* [Material for this exercise]:
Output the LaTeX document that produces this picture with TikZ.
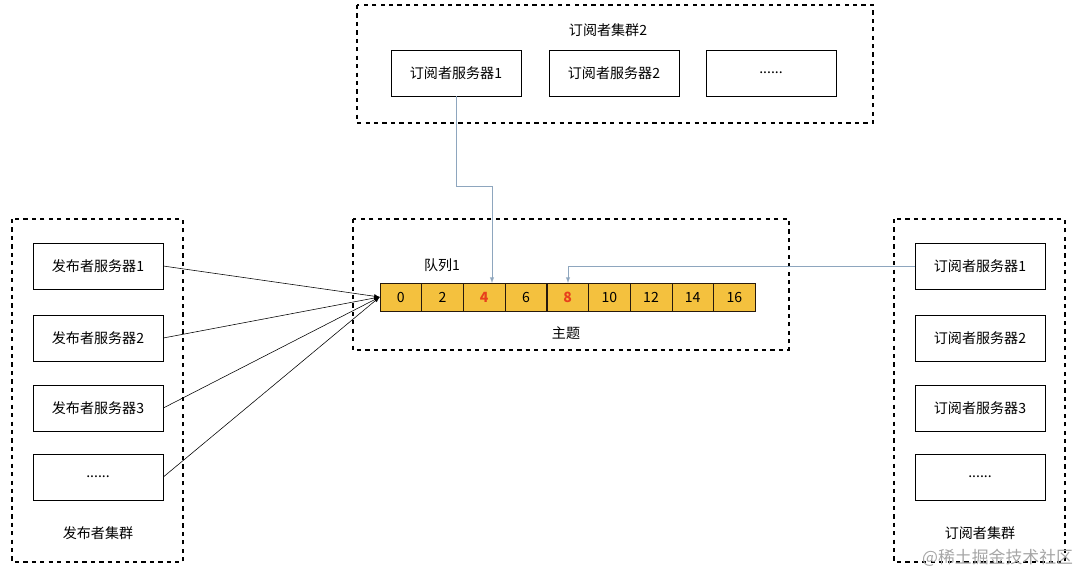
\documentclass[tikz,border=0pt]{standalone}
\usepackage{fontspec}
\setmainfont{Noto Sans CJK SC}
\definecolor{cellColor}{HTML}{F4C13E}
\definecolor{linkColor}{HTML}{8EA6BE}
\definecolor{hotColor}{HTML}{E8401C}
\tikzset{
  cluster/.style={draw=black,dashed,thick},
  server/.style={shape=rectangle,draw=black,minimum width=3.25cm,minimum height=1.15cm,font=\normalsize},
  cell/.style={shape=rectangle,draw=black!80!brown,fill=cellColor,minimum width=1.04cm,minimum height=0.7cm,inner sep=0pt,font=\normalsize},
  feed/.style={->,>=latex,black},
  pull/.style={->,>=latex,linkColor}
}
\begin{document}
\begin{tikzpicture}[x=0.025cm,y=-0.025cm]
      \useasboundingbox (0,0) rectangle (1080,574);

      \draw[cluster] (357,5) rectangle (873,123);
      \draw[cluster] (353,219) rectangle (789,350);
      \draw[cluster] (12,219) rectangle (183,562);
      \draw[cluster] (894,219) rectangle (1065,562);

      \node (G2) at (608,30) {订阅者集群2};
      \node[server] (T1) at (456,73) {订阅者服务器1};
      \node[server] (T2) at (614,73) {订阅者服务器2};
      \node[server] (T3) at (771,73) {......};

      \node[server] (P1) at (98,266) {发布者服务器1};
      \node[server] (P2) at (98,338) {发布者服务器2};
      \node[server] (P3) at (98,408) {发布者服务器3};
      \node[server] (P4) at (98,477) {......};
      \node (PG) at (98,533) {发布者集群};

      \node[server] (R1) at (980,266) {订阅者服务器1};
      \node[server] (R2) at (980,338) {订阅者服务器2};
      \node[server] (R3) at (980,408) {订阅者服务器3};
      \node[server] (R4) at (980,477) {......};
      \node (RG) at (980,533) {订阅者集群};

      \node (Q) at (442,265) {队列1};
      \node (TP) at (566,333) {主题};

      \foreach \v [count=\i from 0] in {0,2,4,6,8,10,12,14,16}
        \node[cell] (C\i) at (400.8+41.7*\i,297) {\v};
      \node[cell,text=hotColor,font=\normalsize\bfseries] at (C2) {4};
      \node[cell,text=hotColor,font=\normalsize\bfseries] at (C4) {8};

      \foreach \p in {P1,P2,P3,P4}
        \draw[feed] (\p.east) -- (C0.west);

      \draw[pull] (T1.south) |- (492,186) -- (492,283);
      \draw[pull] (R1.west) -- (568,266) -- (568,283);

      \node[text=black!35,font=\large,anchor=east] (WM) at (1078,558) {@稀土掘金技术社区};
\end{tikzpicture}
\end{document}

* * *

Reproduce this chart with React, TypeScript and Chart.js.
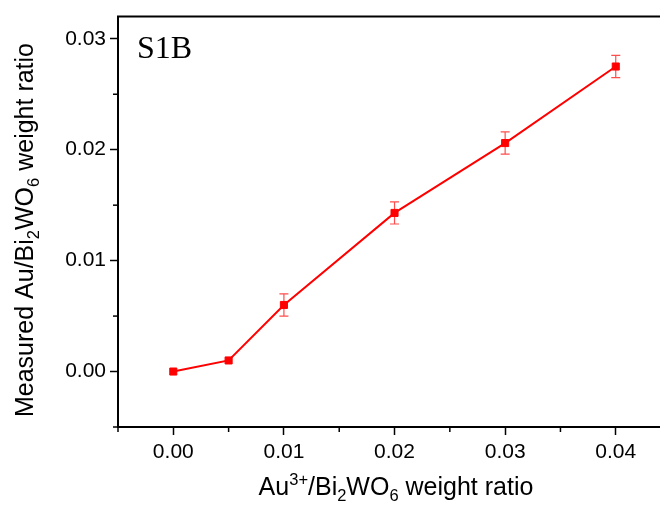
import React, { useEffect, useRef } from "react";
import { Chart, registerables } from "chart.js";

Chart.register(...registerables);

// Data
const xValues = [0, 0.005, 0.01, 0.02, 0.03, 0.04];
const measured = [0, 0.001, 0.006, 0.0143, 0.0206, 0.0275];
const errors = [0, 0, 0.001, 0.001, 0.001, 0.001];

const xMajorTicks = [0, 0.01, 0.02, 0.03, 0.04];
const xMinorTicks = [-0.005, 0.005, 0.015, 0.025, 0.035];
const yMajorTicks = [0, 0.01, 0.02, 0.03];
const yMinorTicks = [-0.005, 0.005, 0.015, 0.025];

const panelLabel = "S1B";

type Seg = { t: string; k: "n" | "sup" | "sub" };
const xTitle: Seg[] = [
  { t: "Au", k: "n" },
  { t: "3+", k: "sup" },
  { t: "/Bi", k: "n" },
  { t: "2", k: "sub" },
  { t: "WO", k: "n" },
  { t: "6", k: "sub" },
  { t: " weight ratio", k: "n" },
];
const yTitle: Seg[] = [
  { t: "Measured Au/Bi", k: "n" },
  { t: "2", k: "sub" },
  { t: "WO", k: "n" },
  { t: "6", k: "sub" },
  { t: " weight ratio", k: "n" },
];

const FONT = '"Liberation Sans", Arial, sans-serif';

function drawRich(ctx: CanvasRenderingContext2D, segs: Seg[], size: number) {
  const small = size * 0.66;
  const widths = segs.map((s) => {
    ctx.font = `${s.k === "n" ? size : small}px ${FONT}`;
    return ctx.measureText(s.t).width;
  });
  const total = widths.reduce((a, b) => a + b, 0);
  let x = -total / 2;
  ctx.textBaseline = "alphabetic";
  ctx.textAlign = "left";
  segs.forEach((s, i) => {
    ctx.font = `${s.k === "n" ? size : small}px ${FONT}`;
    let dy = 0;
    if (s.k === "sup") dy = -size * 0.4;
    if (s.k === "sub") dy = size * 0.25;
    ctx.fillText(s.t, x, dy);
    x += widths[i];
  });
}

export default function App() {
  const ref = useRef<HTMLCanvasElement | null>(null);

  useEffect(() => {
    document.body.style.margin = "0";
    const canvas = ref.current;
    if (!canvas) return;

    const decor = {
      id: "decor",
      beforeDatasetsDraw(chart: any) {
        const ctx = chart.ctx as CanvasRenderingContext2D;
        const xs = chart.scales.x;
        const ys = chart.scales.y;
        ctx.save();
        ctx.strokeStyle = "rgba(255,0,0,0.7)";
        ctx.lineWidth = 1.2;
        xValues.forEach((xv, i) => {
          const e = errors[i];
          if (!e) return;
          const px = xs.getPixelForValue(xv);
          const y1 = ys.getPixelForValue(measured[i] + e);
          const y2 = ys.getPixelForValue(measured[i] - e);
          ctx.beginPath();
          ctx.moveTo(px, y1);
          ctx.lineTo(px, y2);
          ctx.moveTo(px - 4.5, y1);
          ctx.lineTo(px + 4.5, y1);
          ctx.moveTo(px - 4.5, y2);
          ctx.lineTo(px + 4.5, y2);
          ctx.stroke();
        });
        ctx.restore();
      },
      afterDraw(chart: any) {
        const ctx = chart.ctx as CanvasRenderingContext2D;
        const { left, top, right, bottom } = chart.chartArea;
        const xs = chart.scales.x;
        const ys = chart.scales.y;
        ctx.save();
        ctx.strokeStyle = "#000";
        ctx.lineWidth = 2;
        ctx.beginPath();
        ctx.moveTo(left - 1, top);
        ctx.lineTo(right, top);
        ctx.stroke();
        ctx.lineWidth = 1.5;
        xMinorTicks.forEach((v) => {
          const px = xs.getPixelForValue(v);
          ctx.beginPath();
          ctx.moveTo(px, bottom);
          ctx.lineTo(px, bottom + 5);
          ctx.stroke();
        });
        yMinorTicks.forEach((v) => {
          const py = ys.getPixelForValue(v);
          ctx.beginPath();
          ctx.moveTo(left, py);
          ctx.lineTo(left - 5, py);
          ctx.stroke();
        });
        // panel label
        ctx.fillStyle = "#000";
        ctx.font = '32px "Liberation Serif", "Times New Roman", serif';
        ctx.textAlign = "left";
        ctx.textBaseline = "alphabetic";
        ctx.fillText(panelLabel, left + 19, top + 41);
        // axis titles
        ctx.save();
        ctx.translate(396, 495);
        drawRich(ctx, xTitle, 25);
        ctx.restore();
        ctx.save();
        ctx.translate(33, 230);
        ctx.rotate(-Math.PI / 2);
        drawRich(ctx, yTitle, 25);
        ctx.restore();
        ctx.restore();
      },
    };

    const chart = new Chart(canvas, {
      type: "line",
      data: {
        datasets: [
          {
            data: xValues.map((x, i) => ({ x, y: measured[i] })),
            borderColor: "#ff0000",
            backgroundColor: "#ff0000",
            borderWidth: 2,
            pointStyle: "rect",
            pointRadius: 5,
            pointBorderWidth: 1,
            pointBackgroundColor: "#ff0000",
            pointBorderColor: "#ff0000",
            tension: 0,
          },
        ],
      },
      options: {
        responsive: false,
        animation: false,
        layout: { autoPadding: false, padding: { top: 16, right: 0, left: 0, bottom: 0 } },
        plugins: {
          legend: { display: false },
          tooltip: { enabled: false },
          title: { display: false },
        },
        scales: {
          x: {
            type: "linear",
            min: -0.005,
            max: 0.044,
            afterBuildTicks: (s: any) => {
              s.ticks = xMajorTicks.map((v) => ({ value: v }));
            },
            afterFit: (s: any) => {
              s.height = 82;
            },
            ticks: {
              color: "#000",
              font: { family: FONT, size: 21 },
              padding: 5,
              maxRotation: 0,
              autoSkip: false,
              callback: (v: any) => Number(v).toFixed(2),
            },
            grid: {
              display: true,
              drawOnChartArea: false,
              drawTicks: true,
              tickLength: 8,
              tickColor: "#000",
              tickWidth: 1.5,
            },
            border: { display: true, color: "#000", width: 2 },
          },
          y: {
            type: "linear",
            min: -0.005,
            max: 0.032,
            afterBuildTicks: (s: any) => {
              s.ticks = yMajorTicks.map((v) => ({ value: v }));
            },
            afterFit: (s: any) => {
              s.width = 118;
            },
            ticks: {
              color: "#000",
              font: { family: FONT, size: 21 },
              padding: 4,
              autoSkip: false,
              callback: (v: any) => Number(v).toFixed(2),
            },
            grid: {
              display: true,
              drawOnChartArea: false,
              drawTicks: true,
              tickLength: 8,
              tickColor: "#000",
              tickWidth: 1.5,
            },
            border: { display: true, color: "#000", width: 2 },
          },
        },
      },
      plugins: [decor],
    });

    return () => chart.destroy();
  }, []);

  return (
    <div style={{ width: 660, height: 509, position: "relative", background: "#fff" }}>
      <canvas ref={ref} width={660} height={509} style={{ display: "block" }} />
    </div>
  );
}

* [Requirements]:
Write out word for word the lines above that run from the one with "Reproduce this chart" to the one with "const errors = [0, 0, 0.001, 0.001, 0.001, 0.001];". Include both end lines; exclude the images.

* [Exercise response]:
Reproduce this chart with React, TypeScript and Chart.js.
import React, { useEffect, useRef } from "react";
import { Chart, registerables } from "chart.js";

Chart.register(...registerables);

// Data
const xValues = [0, 0.005, 0.01, 0.02, 0.03, 0.04];
const measured = [0, 0.001, 0.006, 0.0143, 0.0206, 0.0275];
const errors = [0, 0, 0.001, 0.001, 0.001, 0.001];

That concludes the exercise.